Why can't I escape quote in gawk?
The idiom to do this is to create a variable which contains the single quote and then use that:
scanimage -L | gawk '/N650U/ {print gensub(q"`", "", "g", $2)}' q="'"
However, since you are using it in a character class, that is not going to work so you'll need to do this:
scanimage -L | gawk '/N650U/ {print gensub("[`'\'']", "", "g", $2)}' <-- 1st pair --> <-- 2nd pair -->
Another alternative if using bash
is to use $''
which does support escaping single-quotes
scanimage -L | gawk $'/N650U/ {print gensub("[`\']", "", "g", $2)}'
All you are doing in the 2nd case is creating a single-quote pair right before your literal single-quote, escaping the single quote so the shell doesn't interpret it and then make another single-quote pair after it.

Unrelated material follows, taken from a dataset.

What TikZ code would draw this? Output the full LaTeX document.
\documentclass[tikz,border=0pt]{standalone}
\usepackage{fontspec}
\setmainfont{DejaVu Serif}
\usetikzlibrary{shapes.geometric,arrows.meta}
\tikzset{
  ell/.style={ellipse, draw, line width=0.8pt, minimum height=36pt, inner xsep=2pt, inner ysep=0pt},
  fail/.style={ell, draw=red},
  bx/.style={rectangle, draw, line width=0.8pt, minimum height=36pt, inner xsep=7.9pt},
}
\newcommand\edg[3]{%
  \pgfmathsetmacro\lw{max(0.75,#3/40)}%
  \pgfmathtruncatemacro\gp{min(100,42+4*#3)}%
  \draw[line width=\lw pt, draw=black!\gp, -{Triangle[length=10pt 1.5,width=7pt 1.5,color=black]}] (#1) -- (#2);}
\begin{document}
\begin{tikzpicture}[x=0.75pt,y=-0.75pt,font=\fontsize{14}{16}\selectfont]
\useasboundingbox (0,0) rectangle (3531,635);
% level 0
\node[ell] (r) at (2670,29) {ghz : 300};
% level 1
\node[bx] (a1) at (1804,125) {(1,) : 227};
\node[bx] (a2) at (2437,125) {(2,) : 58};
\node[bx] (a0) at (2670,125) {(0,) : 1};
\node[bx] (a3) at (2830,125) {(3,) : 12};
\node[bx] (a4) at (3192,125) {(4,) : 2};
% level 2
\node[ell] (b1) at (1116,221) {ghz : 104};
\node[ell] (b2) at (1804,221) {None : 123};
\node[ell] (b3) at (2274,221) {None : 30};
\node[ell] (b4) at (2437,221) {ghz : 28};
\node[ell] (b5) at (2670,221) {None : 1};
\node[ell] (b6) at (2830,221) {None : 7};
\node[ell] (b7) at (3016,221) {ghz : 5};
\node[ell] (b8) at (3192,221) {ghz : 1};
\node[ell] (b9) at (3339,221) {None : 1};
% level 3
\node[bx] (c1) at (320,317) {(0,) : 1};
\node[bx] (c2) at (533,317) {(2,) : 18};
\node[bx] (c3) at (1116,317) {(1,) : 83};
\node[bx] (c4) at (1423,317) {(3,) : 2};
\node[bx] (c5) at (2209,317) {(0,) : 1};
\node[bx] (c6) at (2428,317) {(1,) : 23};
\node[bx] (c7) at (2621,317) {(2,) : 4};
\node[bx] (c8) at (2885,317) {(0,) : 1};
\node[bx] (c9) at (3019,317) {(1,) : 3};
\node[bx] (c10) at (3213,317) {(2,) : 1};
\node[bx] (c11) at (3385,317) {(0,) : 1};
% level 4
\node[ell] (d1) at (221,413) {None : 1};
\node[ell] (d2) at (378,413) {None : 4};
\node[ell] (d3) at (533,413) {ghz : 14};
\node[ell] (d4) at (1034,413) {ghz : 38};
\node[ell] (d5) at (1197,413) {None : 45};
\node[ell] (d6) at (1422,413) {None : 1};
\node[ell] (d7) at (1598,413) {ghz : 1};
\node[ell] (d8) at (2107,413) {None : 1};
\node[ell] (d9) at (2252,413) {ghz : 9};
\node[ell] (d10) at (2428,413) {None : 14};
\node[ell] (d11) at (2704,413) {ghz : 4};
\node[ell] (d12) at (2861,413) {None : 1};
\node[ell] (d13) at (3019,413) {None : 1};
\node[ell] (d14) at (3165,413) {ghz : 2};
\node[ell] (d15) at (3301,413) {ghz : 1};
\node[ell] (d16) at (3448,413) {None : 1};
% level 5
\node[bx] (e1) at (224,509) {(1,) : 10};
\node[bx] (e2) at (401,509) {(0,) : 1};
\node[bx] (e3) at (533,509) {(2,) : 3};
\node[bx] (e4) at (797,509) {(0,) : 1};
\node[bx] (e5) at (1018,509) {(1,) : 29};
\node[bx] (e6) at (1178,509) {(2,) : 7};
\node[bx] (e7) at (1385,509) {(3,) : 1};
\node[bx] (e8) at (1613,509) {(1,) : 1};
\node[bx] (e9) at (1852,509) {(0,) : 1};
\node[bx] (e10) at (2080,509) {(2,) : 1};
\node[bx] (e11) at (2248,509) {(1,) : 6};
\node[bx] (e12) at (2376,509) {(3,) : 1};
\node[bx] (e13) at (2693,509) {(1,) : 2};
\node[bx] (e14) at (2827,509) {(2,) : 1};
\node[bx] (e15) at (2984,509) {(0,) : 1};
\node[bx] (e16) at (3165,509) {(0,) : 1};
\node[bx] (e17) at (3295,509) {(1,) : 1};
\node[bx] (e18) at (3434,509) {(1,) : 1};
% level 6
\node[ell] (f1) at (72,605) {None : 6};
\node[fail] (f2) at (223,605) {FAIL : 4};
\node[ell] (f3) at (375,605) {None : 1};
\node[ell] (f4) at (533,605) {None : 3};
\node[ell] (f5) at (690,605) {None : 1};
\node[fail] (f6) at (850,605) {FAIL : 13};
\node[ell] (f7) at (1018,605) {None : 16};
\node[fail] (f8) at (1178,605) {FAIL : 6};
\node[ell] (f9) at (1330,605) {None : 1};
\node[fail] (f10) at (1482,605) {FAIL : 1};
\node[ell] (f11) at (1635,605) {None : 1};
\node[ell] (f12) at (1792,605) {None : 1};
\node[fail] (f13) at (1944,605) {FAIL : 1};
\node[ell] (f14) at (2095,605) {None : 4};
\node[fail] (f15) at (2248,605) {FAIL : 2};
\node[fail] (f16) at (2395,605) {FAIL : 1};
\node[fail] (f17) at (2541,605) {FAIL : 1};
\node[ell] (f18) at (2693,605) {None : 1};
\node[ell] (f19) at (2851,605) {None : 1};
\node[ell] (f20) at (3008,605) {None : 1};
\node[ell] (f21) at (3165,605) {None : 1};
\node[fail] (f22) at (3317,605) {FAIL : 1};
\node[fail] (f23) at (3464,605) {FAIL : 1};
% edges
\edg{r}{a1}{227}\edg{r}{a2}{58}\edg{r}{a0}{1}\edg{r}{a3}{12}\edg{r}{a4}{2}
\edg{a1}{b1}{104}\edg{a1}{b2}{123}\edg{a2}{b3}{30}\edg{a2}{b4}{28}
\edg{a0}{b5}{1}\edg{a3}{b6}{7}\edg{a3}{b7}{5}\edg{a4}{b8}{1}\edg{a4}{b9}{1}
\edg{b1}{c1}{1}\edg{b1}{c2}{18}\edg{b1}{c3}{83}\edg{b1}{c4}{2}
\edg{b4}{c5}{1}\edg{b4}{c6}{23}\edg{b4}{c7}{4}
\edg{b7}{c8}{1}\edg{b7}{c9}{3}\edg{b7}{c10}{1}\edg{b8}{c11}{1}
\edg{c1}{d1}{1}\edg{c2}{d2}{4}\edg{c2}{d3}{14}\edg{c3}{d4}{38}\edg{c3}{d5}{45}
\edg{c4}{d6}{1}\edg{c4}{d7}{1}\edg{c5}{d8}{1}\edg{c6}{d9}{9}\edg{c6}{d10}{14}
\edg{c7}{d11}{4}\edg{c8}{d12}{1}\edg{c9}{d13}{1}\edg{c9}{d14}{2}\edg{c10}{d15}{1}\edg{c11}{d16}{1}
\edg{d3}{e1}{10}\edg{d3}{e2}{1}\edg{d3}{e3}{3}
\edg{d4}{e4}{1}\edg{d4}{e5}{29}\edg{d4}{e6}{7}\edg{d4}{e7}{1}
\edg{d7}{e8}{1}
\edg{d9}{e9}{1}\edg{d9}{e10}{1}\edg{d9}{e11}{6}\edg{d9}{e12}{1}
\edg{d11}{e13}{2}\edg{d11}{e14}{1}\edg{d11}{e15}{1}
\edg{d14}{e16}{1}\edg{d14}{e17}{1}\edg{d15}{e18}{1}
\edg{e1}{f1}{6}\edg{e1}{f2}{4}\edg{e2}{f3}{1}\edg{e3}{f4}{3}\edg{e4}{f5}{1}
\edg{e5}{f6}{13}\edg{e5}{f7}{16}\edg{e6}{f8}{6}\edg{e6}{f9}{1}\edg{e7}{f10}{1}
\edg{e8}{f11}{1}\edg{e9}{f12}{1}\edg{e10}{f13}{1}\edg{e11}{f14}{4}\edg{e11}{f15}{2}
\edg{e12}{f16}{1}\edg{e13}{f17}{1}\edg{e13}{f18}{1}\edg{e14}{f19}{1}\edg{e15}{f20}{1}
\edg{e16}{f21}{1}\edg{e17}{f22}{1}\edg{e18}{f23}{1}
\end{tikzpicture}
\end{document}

Example with single-quote in a regex
$ echo $'foo`\'' | awk '{gsub(/[o`'\'']/,"#")}1'f####
Example with single-quote outside a regex
$ echo "foo" | awk '{print q$0q}' q="'"'foo'
Example with single-quote inside $''
echo $'foo`\'' | awk $'{gsub(/[o`\']/,"#")}1'f####
There's no special character in single quotes including backslash(\
).
Enclosing characters in single quotes (
'
) preserves the literal value of each character within the quotes. A single quote may not occur between single quotes, even when preceded by a backslash.
You can change the command to:
$ scanimage -L | awk '/N650U/ {print gensub("['"'"'`]", "", "g", $2)}'